In the closing discourse of thanksgiving at the International Symposium on the Canonistic Studies of Eugenio Corecco, which took place at Lugano on November 12, 1994, the Bishop of Lugano, already profoundly marked by illness, in reference to a statement by Prof. Gerosa, explained: “This ‘Ordinatio fidei’ has absolutely not been the fruit of a mental lucubration, made in a purely speculative way. It is born from an ecclesial experience…, from an experience which has made it come naturally to me to speak in scientific terms about concepts and notions such as faith, communio, and many other things,” which in any case have had an impact from the existential point of view on the lives of youth. 4
Prof. José Luis Illanes has written of him: “Thanks to his profound understanding of Christian faith and life, Corecco has been able to conceive theology and the study of canon law as two intimately united areas which constitute a decisive element in the service of evangelization… This is one of the most precious gifts that Eugenio Corecco has left, not only to the Theological Faculty of Lugano, but also to the international theological and canonical world and to the Church of these last years of the twentieth century.” 5 Society itself cannot but gain advantage from testimonies of such greatness, because its healing “begins in men who aspire in a generous way to distant things. One of these men was Bishop Eugenio.” 6

1 Siate forti nella fede, in: Il monitore ecclesiastico della Diocesi di Lugano 93 (April 1987), n. 4, 168-185, and in pamphlet form, the first of a series of ten, in which the most significant events of the episcopal Magisterium of Msgr. Eugenio Corecco are gathered. Direct reference will later on be made many times to this letter. Siate forti nella fede is also published by the Piemme in the collection “Euntes docete” directed by G. Card. Biffi (n. 26).
2 “Omelia alla Televisione della Svizzera Italiana,” in: Associazione Internazionale Amici di Eugenio Corecco, Vescovo di Lugano 1 (November 1996), n. 1, p. 10.
3 E. Corecco, «Siate forti nella fede», ed. by F. Lombardi and G. Zois, Edizioni Giornale del Popolo (Lugano 1995), p. 181.
4 L. Gerosa (ed.), Antropologia, fede e diritto ecclesiale (Milan: Jaca Book, 1995), p. 141. On this occasion, Prof.

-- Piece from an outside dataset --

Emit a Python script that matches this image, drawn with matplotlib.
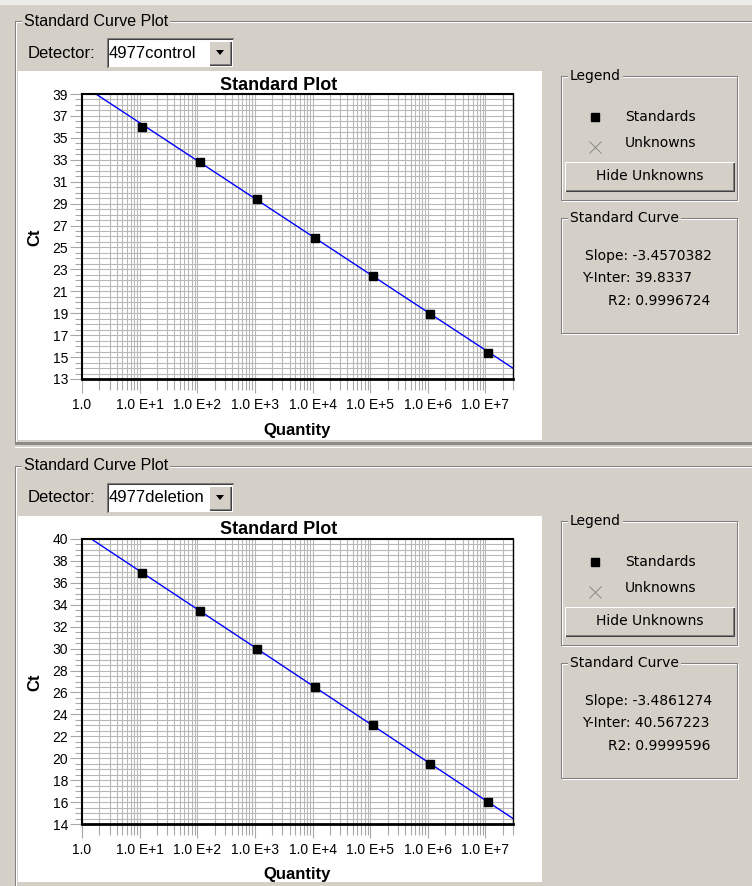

L. Gerosa and L. Müller have officially presented and edited the German edition of some canonical writings of E. Corecco: Ordinatio fidei. Schriften zum kanonischen Recht, (Schöningh, Paderborn 1994).
5 J. L. Illanes, “Maestro di scienza e di vita cristiana: l’esempio di un vero pastore,” in: E. Corecco, Siate forti nella fede,” ed. by F. Lombardi and G. Zois, loc. cit., pp. 374-375, or in: G. Borgonovo (ed.), Gesù Cristo, legge vivente e personale della Santa Chiesa. Atti del IX Colloquio Internazionale di Teologia di Lugano sul «Primo capitolo dell’Enciclica Veritatis Splendor»,” (Casale Monferrato: Piemme, 1996), pp. 301-302.
6 S. Grygiel, “Egli mirava alle cose lontane…,” Rivista Teologica di Lugano 1 (1996), n. 1, p. 152. Prof. Grygiel gave his testimony one year after the death of Msgr. Corecco and on the occasion of the fourth Dies Academicus of the Theological Faculty of Lugano (March 16, 1996).